Myotis is the formal name for mouse-eared bats.

Natalus is a genus of funnel-eared bats.

Nycteris is a genus of hollow-faced bats.

Penthetor is the formal name of the dusky fruit bat.

Pharotis is the formal name of the New Guinea big-eared bat.

Philetor is a type of vesper bat, also called Rohu’s bat.

Rousettus is a type of Old World megabat or fruit bat.

Taphozous is a genus of sac-winged bats.

Vespertilio is the formal name for vesper bats.

Female:

Ametrida is the formal name of the little white-shouldered bat.

Anoura is a genus of leaf-nosed bat, many of which are tailless.

Asellia is a genus in the Old World leaf-nosed bat family.

Barbastella is a type of vespertilionid bat.

Boneia is a type of megabat, another name for the Manada fruit bat.

Carollia is a genus of short-tailed fruit bats.

Coleura is a genus of sac-winged bats.

Cormura is the formal name for the chestnut sac-winged bat, or Wagner’s sac-winged bat.

Dobsonia is a type of megabat.

Euderma is a type of vesper bat. Its common name is the spotted bat.

Ia is a type of vesper bat. This is also the name of two saints, Ia of Persia (4th century) and Ia of Cornwall (5th or 6th century). Additionally, this is a Georgian name meaning “violet,” from the Greek ion.

Kerivoula is a genus of vesper bats.

Lavia is a type of yellow-winged bat. For obvious reasons, I wouldn’t recommend this as a forename for a real person!

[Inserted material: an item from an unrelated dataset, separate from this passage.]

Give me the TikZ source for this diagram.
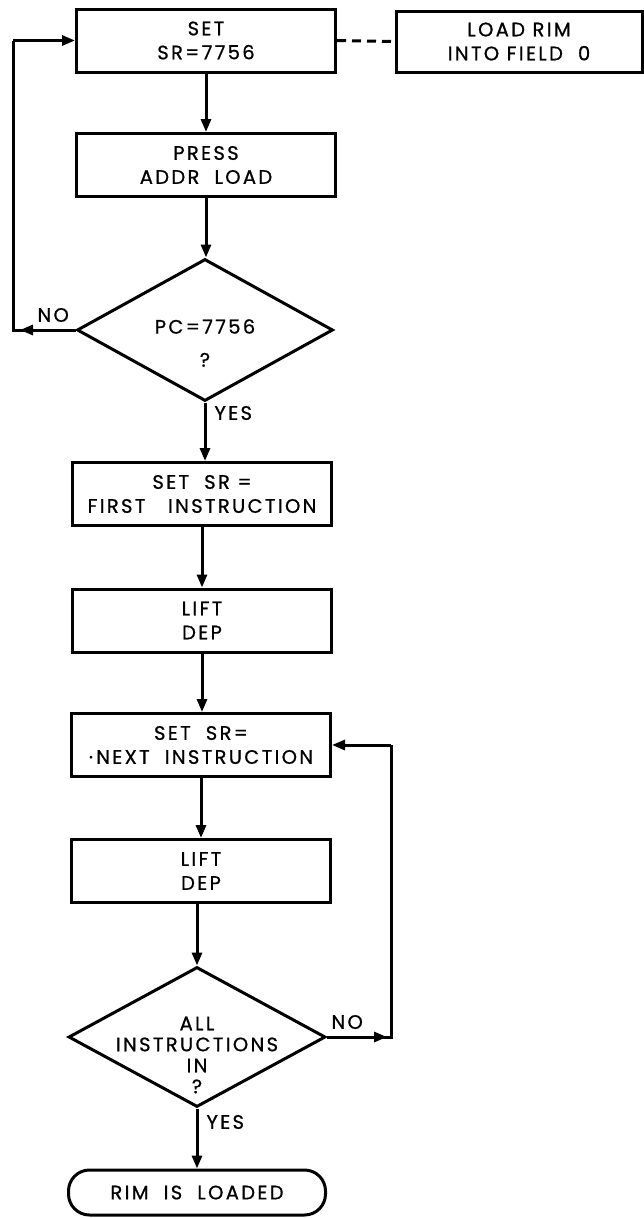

Mălina is the Romanian form of the Slavic name Malina. It has a number of possible meanings, among them “bat.”

Mosia is the formal name for the dark sheath-tailed bat.

Murina is a vesper bat genus.

Mystacina is the formal name for New Zealand short-tailed bats.

Platalina is a type of long-snouted bat.

Rhogeessa is a genus of vesper bats.

Sturnira is a genus of New World leaf-nosed bats. The name means “starling” in Latin, after the ship which went on an 1836 voyage to Brazil and collected specimens.

Tadarida is a genus of free-tailed bats.

Tonatia is a genus of South and Central American phyllostomid bats. The common name is round-eared bat.

Vampyressa is a type of leaf-nosed bat. For obvious reasons, I’d most recommend this as a pet or character’s name!